Saturday, May 23, 2015

Saudi Oil Supply Outpaces Rivals in Grab for Record China Demand

Saudi Arabia expanded its share of China’s oil market last month, outpacing rival producers as they compete to meet record demand from the world’s biggest energy consumer.

China’s imports from the Middle East producer jumped 37 percent from a year earlier to the highest level since July 2013, according to customs data. The world’s biggest crude exporter was the No. 1 supplier to the Asian nation, accounting for 17.4 percent of its overseas purchases, up from 15.1 percent in March.

The next three largest sellers -- Russia, Iran and Angola -- lost market share. Record imports by China are contributing to a recovery in benchmark oil from a six-year low amid speculation the purchases will help shrink the global supply glut that drove crude’s collapse in 2014.

Saudi Arabia has led OPEC’s policy of maintaining production to defend its market share and force U.S. shale drillers to curb the highest American output in more than three decades.

“Saudi Arabia is China’s top choice,” Li Li, a research and strategy director at ICIS China, a Shanghai-based energy consultant, said by phone from Guangzhou. “Refineries in China like the Saudi medium-to-heavy grade as most of them are familiar with that crude.”

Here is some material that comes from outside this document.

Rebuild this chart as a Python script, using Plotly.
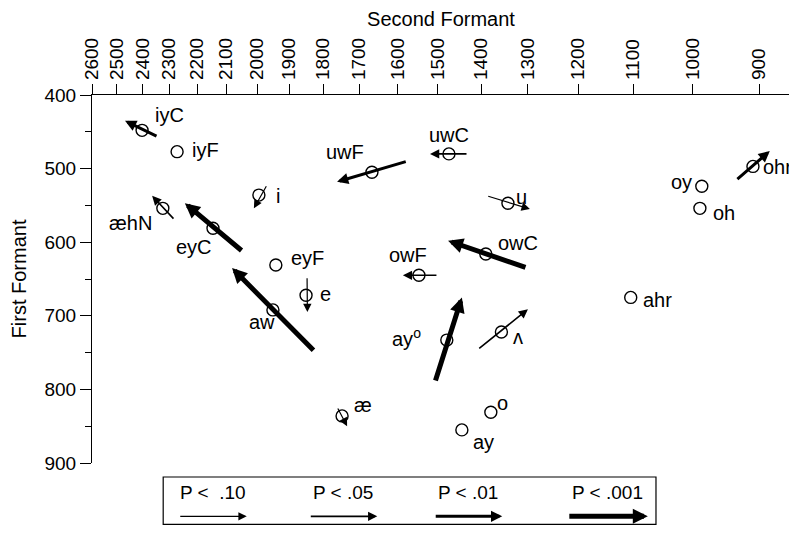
import math
import plotly.graph_objects as go

# ---- data ----
vowels = ["iyC", "iyF", "i", "æhN", "eyC", "eyF", "e", "aw", "uwF", "uwC", "u",
          "owC", "owF", "oy", "oh", "ohr", "ahr", "ay<sup>o</sup>", "ʌ", "æ", "o", "ay"]
f2 = [2401, 2271, 1994, 2323, 2145, 1941, 1850, 1950, 1666, 1474, 1342,
      1390, 1546, 986, 989, 909, 1104, 1479, 1356, 1747, 1379, 1444]
f1 = [448, 477, 536, 554, 581, 631, 672, 692, 505, 480, 547,
      616, 645, 524, 554, 497, 675, 733, 722, 836, 831, 855]
# arrow tails / heads (None = no significant shift)
f2_from = [2341, None, 1968, 2279, 2045, None, 1847, 1824, 1575, 1430, 1388,
           1302, 1500, None, None, 934, None, 1507, 1408, 1761, None, None]
f1_from = [457, None, 522, 570, 613, None, 647, 749, 490, 480, 537,
           635, 645, None, None, 516, None, 790, 746, 824, None, None]
f2_to = [2467, None, 2010, 2363, 2243, None, 1846, 2081, 1761, 1519, 1296,
         1476, 1586, None, None, 885, None, 1444, 1300, 1733, None, None]
f1_to = [435, None, 554, 537, 547, None, 695, 635, 518, 480, 555,
         598, 645, None, None, 476, None, 675, 691, 850, None, None]
# significance level index: 0 = P<.10, 1 = P<.05, 2 = P<.01, 3 = P<.001
sig = [2, None, 0, 1, 3, None, 0, 3, 2, 1, 0,
       3, 1, None, None, 2, None, 3, 1, 0, None, None]
# label offsets in pixels (dx, dy screen-up)
lab_dx = [27, 28, 19, -32, -19, 32, 19, -11, -27, 0, 14, 32, -11, -20, 24, 25, 27, -40, 17, 21, 12, 22]
lab_dy = [15, 2, -1, -15, -19, 7, 1, -12, 20, 19, 6, 11, 20, 4, -5, -1, -3, 3, -5, 11, 9, -12]

x_ticks = list(range(900, 2700, 100))
y_ticks = [400, 500, 600, 700, 800, 900]
legend_labels = ["P <  .10", "P < .05", "P < .01", "P < .001"]

# ---- styles ----
widths = [1.2, 1.6, 3.0, 5.0]
heads = [1.4, 1.15, 0.75, 0.6]
FONT = "Liberation Sans, Arial, Helvetica, sans-serif"

fig = go.Figure()
fig.add_trace(go.Scatter(
    x=f2, y=f1, mode="markers",
    marker=dict(symbol="circle-open", size=12, color="black", line=dict(width=1.4)),
    hoverinfo="skip", showlegend=False))

ann = []
for i in range(len(vowels)):
    if sig[i] is not None:
        s = sig[i]
        ann.append(dict(
            x=math.log10(f2_to[i]), y=f1_to[i], ax=math.log10(f2_from[i]), ay=f1_from[i],
            xref="x", yref="y", axref="x", ayref="y", text="", showarrow=True,
            arrowhead=2, arrowwidth=widths[s], arrowsize=heads[s], arrowcolor="black",
            standoff=0, startstandoff=0))
    ann.append(dict(
        x=math.log10(f2[i]), y=f1[i], xref="x", yref="y", text=vowels[i],
        showarrow=False, xshift=lab_dx[i], yshift=lab_dy[i],
        xanchor="center", yanchor="middle",
        font=dict(size=20, color="black", family=FONT)))

# legend box (below the plot)
fig.add_shape(type="rect", xref="paper", yref="paper",
              x0=0.102, x1=0.808, y0=-0.167, y1=-0.038,
              line=dict(color="black", width=1.2), fillcolor="white")
leg_x = [0.173, 0.360, 0.539, 0.739]
for k, lbl in enumerate(legend_labels):
    ann.append(dict(x=leg_x[k], y=-0.08, xref="paper", yref="paper",
                    text=lbl.replace("  ", "&nbsp; "), xanchor="center", yanchor="middle",
                    showarrow=False, font=dict(size=19, color="black", family=FONT)))
    half = 34 if k < 3 else 40
    ann.append(dict(x=leg_x[k], y=-0.145, xref="paper", yref="paper", text="",
                    showarrow=True, ax=-2 * half, ay=0, xshift=half,
                    arrowhead=2, arrowwidth=widths[k], arrowsize=heads[k],
                    arrowcolor="black", standoff=0))

# the page body adds an 8px offset, so the figure is sized to fit the window
fig.update_layout(
    width=789, height=517, margin=dict(l=84, r=7, t=87, b=62),
    plot_bgcolor="white", paper_bgcolor="white",
    font=dict(family=FONT, size=19, color="black"),
    annotations=ann, showlegend=False,
    xaxis=dict(type="log", side="top", range=[math.log10(2600), math.log10(857)],
               tickvals=x_ticks, ticktext=[str(v) for v in x_ticks], tickangle=-90,
               ticks="outside", ticklen=10, tickwidth=1.2, tickcolor="black",
               showline=True, linecolor="black", linewidth=1.2, showgrid=False,
               zeroline=False, tickfont=dict(size=19), automargin=False,
               title=dict(text="Second Formant", standoff=10, font=dict(size=20))),
    yaxis=dict(range=[900, 400], tickvals=y_ticks, ticks="outside", ticklen=11,
               tickwidth=1.2, tickcolor="black", showline=True, linecolor="black",
               linewidth=1.2, showgrid=False, zeroline=False, tickfont=dict(size=19),
               automargin=False,
               minor=dict(tickvals=[450, 550, 650, 750, 850], ticks="outside", ticklen=6,
                          tickwidth=1.2, tickcolor="black", showgrid=False),
               title=dict(text="First Formant", standoff=16, font=dict(size=20))),
)
fig.write_html("out.html")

The world’s second-biggest oil consumer bought 5.26 million metric tons of crude from Saudi Arabia in April, versus 3.84 million a year earlier, according to data e-mailed by the Beijing-based General Administration of Customs on Friday.

Record Imports

China’s overseas purchases totaled 30.29 million tons, or an unprecedented 7.4 million barrels a day, last month, government data compiled by Bloomberg show.

Saudi Arabia, the biggest member of the Organization of Petroleum Exporting Countries, pumped more than 10 million barrels a day of oil for a second month in April, according to the Paris-based International Energy Agency.

That demonstrates the kingdom “is intent on maintaining its policy to preserve its market share,” the IEA said in a report May 13. The Middle East producer shipped more crude in March than in any month since November 2005 while pumping at a rate of 10.29 million barrels a day, data from the Joint Organisations Data Initiative show.

China, which is forecast to account for 11 percent of global oil use this year, stepped up purchases to fill its emergency supplies as oil prices plunged last year and is expected to make available more capacity to store emergency stockpiles later in 2015.

Market Competition

“In a buyer’s market, everybody wants to lock supplies with China,” Gao Jian, an analyst with Shandong-based energy consultant SCI International, said by phone. “Oil producers have to compete head to head.”

While Russia’s sales to China rose 26 percent from a year earlier to 3.15 million tons in April, it’s market share declined to 10.4 percent from 11 in the previous month, the customs data show. Iran’s exports to the nation slid 11.6 percent to 2.91 million tons, accounting for 9.6 percent of total overseas purchases versus 10.1 percent in March.

Imports from Angola fell 30 percent to 2.86 million tons, the lowest since July 2014, while the African producer’s market share decreased to 9.4 percent from March’s 13 percent.